Task goal
Only the lines from the one containing "Write a component" through the one containing "import * as" should be output, both ends included and exactly as they appear, minus any pictures.
◇ ◇ ◇
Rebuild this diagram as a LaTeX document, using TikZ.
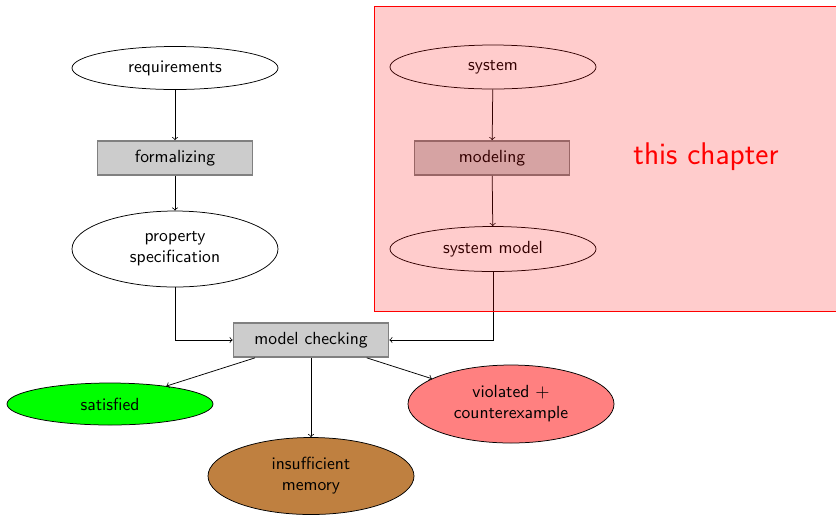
\documentclass[tikz,border=0pt]{standalone}
\usetikzlibrary{shapes.geometric}
\begin{document}
\begin{tikzpicture}[x=0.6pt,y=-0.6pt,
  every node/.style={font=\sffamily\fontsize{10.55}{12.6}\selectfont},
  flow/.style={->,draw=black,line width=0.45pt},
  stage/.style={ellipse,draw=black,line width=0.45pt,align=center,minimum width=123.6pt,inner sep=1pt},
  taskbox/.style={rectangle,draw=gray,fill=gray!40,line width=1pt,minimum width=93pt,minimum height=20.4pt}]
  \useasboundingbox (0,0) rectangle (836,516);

  % left column: requirements
  \node[stage,minimum height=25.8pt] (req) at (175,68) {requirements};
  \node[taskbox] (form) at (175,158) {formalizing};
  \node[stage,minimum height=45.6pt] (prop) at (175,249) {property\\specification};

  % right column: system
  \node[stage,minimum height=26.4pt] (sys) at (493,67) {system};
  \node[taskbox] (model) at (492,158) {modeling};
  \node[stage,minimum height=27pt] (sysm) at (493,249) {system model};

  % checking and outcomes
  \node[taskbox] (mc) at (311,340) {model checking};
  \node[stage,fill=green,minimum height=25.2pt] (sat) at (110,404) {satisfied};
  \node[stage,fill=brown,minimum height=46.2pt] (mem) at (311,476) {insufficient\\memory};
  \node[stage,fill=red!50,minimum height=46.8pt] (viol) at (511,404) {violated $+$\\counterexample};

  \draw[flow] (req) -- (form);
  \draw[flow] (form) -- (prop);
  \draw[flow] (sys) -- (model);
  \draw[flow] (model) -- (sysm);
  \draw[flow] (prop) |- (mc);
  \draw[flow] (sysm) |- (mc);
  \draw[flow] (mc) -- (sat);
  \draw[flow] (mc) -- (mem);
  \draw[flow] (mc) -- (viol);

  % highlighted region
  \draw[red,fill=red,fill opacity=0.2] (374,6) rectangle (845,311);
  \node[red,font=\sffamily\fontsize{18.8}{22}\selectfont] (chap) at (706,157) {this chapter};
\end{tikzpicture}
\end{document}
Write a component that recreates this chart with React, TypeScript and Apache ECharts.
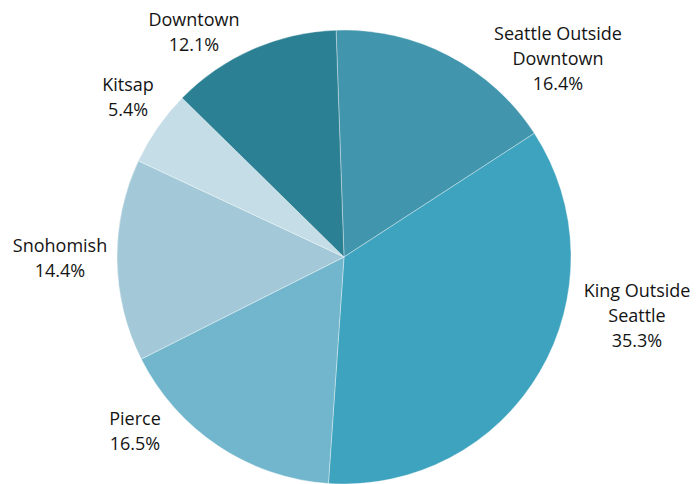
import React, { useEffect, useRef } from "react";
import * as echarts from "echarts";

const categories = [
  "Seattle Outside Downtown",
  "King Outside Seattle",
  "Pierce",
  "Snohomish",
  "Kitsap",
  "Downtown",
];
const labelTexts = [
  "Seattle Outside\nDowntown",
  "King Outside\nSeattle",
  "Pierce",
  "Snohomish",
  "Kitsap",
  "Downtown",
];
const shares = [16.4, 35.3, 16.5, 14.4, 5.4, 12.1];
const colors = ["#4195AC", "#3EA3BE", "#71B6CC", "#A3C9D9", "#C5DDE7", "#2C8093"];
// label centres (styling)
const labelPos: [number, number][] = [
  [558, 58],
  [637, 315],
  [135, 430],
  [60, 257],
  [128, 96],
  [194, 31],
];

export default function App() {
  const ref = useRef<HTMLDivElement>(null);
  useEffect(() => {
    document.body.style.margin = "0";
    const chart = echarts.init(ref.current!, undefined, { renderer: "svg" });
    chart.setOption({
      animation: false,
      backgroundColor: "#ffffff",
      series: [
        {
          type: "pie",
          center: [344, 257],
          radius: [0, 227],
          startAngle: 92,
          clockwise: true,
          avoidLabelOverlap: false,
          data: categories.map((c, i) => ({
            name: c,
            value: shares[i],
            itemStyle: { color: colors[i] },
          })),
          itemStyle: { borderColor: "rgba(255,255,255,0.6)", borderWidth: 0.6 },
          label: {
            show: true,
            position: "outside",
            formatter: (p: any) => `${labelTexts[p.dataIndex]}\n${shares[p.dataIndex].toFixed(1)}%`,
            fontFamily: "Open Sans",
            fontSize: 18,
            lineHeight: 25,
            color: "#141414",
            align: "center",
          },
          labelLine: { show: false },
          labelLayout: (params: any) => ({
            x: labelPos[params.dataIndex][0],
            y: labelPos[params.dataIndex][1],
            align: "center",
            verticalAlign: "middle",
          }),
          emphasis: { disabled: true },
        },
      ],
    });
    return () => chart.dispose();
  }, []);
  return <div ref={ref} style={{ width: 699, height: 484 }} />;
}
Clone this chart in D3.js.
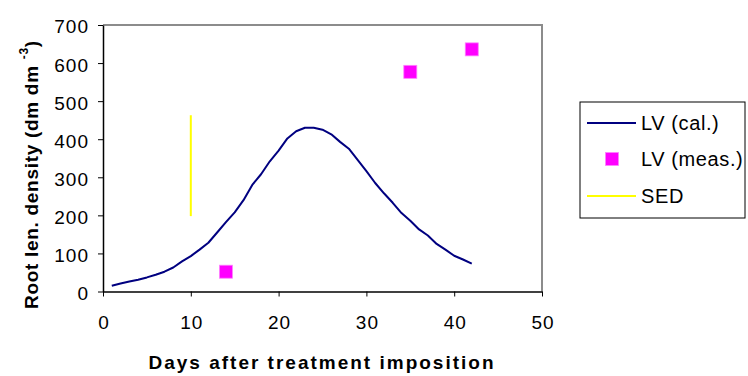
<!DOCTYPE html>
<html>
<head>
<meta charset="utf-8">
<script src="https://cdn.jsdelivr.net/npm/d3@7"></script>
<style>
  html, body { margin: 0; padding: 0; background: #fff; }
  text { font-family: "Liberation Sans", Arial, sans-serif; }
</style>
</head>
<body>
<svg id="chart" width="748" height="376"></svg>
<script>
// ---- data ----
const calDays = [1,2,3,4,5,6,7,8,9,10,11,12,13,14,15,16,17,18,19,20,21,22,23,24,25,26,27,28,29,30,31,32,33,34,35,36,37,38,39,40,41,42];
const calValues = [15,21,26,31,37,44,52,63,79,93,110,128,155,182,208,240,280,308,342,370,402,421,430,430,425,413,393,375,346,316,285,258,233,206,186,163,147,125,110,94,84,73];
const measDays = [14, 35, 42];
const measValues = [52, 577, 636];
const sedDay = [10];
const sedRange = [198, 463];
const xTicks = [0,10,20,30,40,50];
const yTicks = [0,100,200,300,400,500,600,700];
const legendLabels = ["LV (cal.)", "LV (meas.)", "SED"];

const svg = d3.select("#chart");
const pL = 103, pR = 542, pT = 25, pB = 291.5;
const x = d3.scaleLinear().domain([0, 50]).range([pL, pR]);
const y = d3.scaleLinear().domain([0, 700]).range([pB, pT]);

// plot frame (top & right in gray)
svg.append("path")
  .attr("d", `M${pL},${pT}H${pR}V${pB}`)
  .attr("fill", "none").attr("stroke", "#8c8c8c").attr("stroke-width", 2);

// axes
const xAxis = d3.axisBottom(x).tickValues(xTicks).tickSize(5).tickPadding(19).tickSizeOuter(0);
const gx = svg.append("g").attr("transform", `translate(0,${pB})`).call(xAxis);
const yAxis = d3.axisLeft(y).tickValues(yTicks).tickSize(5).tickPadding(9).tickSizeOuter(0);
const gy = svg.append("g").attr("transform", `translate(${pL},0)`).call(yAxis);
[gx, gy].forEach(g => {
  g.select(".domain").attr("stroke", "#000").attr("stroke-width", 1.5);
  g.selectAll(".tick line").attr("stroke", "#000").attr("stroke-width", 1);
  g.selectAll(".tick text").attr("fill", "#000")
    .style("font-family", "'Liberation Sans', Arial, sans-serif")
    .style("font-size", "19px").style("letter-spacing", "1px");
});
gx.selectAll(".tick text").attr("dy", "0.71em").attr("dx", "0.5px");
gy.selectAll(".tick text").attr("dy", "0.42em");

// SED
svg.append("line")
  .attr("x1", x(sedDay[0])).attr("x2", x(sedDay[0]))
  .attr("y1", y(sedRange[0])).attr("y2", y(sedRange[1]))
  .attr("stroke", "#ffff00").attr("stroke-width", 2);

// calculated line
const line = d3.line().x((d, i) => x(calDays[i])).y(d => y(d));
svg.append("path").datum(calValues)
  .attr("d", line).attr("fill", "none")
  .attr("stroke", "#000080").attr("stroke-width", 2).attr("stroke-linejoin", "round");

// measured squares
const sq = 13;
svg.selectAll(".meas").data(measValues).enter().append("rect")
  .attr("x", (d, i) => x(measDays[i]) - sq / 2)
  .attr("y", d => y(d) - sq / 2)
  .attr("width", sq).attr("height", sq)
  .attr("fill", "#ff00ff").attr("stroke", "#ff80ff").attr("stroke-width", 0.8);

// axis titles
svg.append("text")
  .attr("x", 322).attr("y", 369).attr("text-anchor", "middle")
  .style("font-size", "19px").style("font-weight", "bold").style("letter-spacing", "2px")
  .text("Days after treatment imposition");

const yt = svg.append("text")
  .attr("transform", "translate(38,309) rotate(-90)")
  .attr("text-anchor", "start")
  .style("font-size", "19px").style("font-weight", "bold").style("letter-spacing", "0.7px");
yt.append("tspan").text("Root len. density (dm dm ");
yt.append("tspan").attr("dy", -10).style("font-size", "12px").text("-3");
yt.append("tspan").attr("dy", 10).text(")");

// legend
const lg = svg.append("g");
lg.append("rect").attr("x", 580).attr("y", 102).attr("width", 165).attr("height", 116)
  .attr("fill", "#fff").attr("stroke", "#000").attr("stroke-width", 1);
const ly = [123, 159, 196];
lg.append("line").attr("x1", 587).attr("x2", 636).attr("y1", ly[0]).attr("y2", ly[0])
  .attr("stroke", "#000080").attr("stroke-width", 2);
lg.append("rect").attr("x", 612 - sq / 2).attr("y", ly[1] - sq / 2).attr("width", sq).attr("height", sq)
  .attr("fill", "#ff00ff").attr("stroke", "#ff80ff").attr("stroke-width", 0.8);
lg.append("line").attr("x1", 587).attr("x2", 636).attr("y1", ly[2]).attr("y2", ly[2])
  .attr("stroke", "#ffff00").attr("stroke-width", 2);
lg.selectAll(".lt").data(legendLabels).enter().append("text")
  .attr("x", 641).attr("y", (d, i) => ly[i] + 7)
  .style("font-size", "20px").style("letter-spacing", "0.6px")
  .text(d => d);
</script>
</body>
</html>
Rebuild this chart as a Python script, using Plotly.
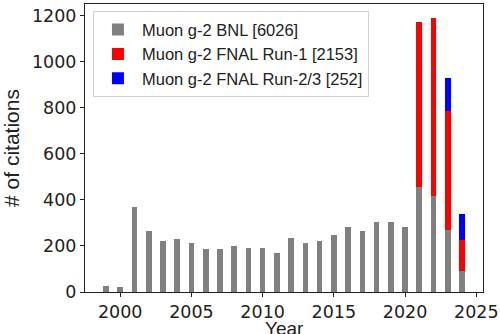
◇ ◇ ◇
Solution to the exercise
Write a component that recreates this chart with React, TypeScript and Apache ECharts.
import React, { useEffect, useRef } from "react";
import * as echarts from "echarts";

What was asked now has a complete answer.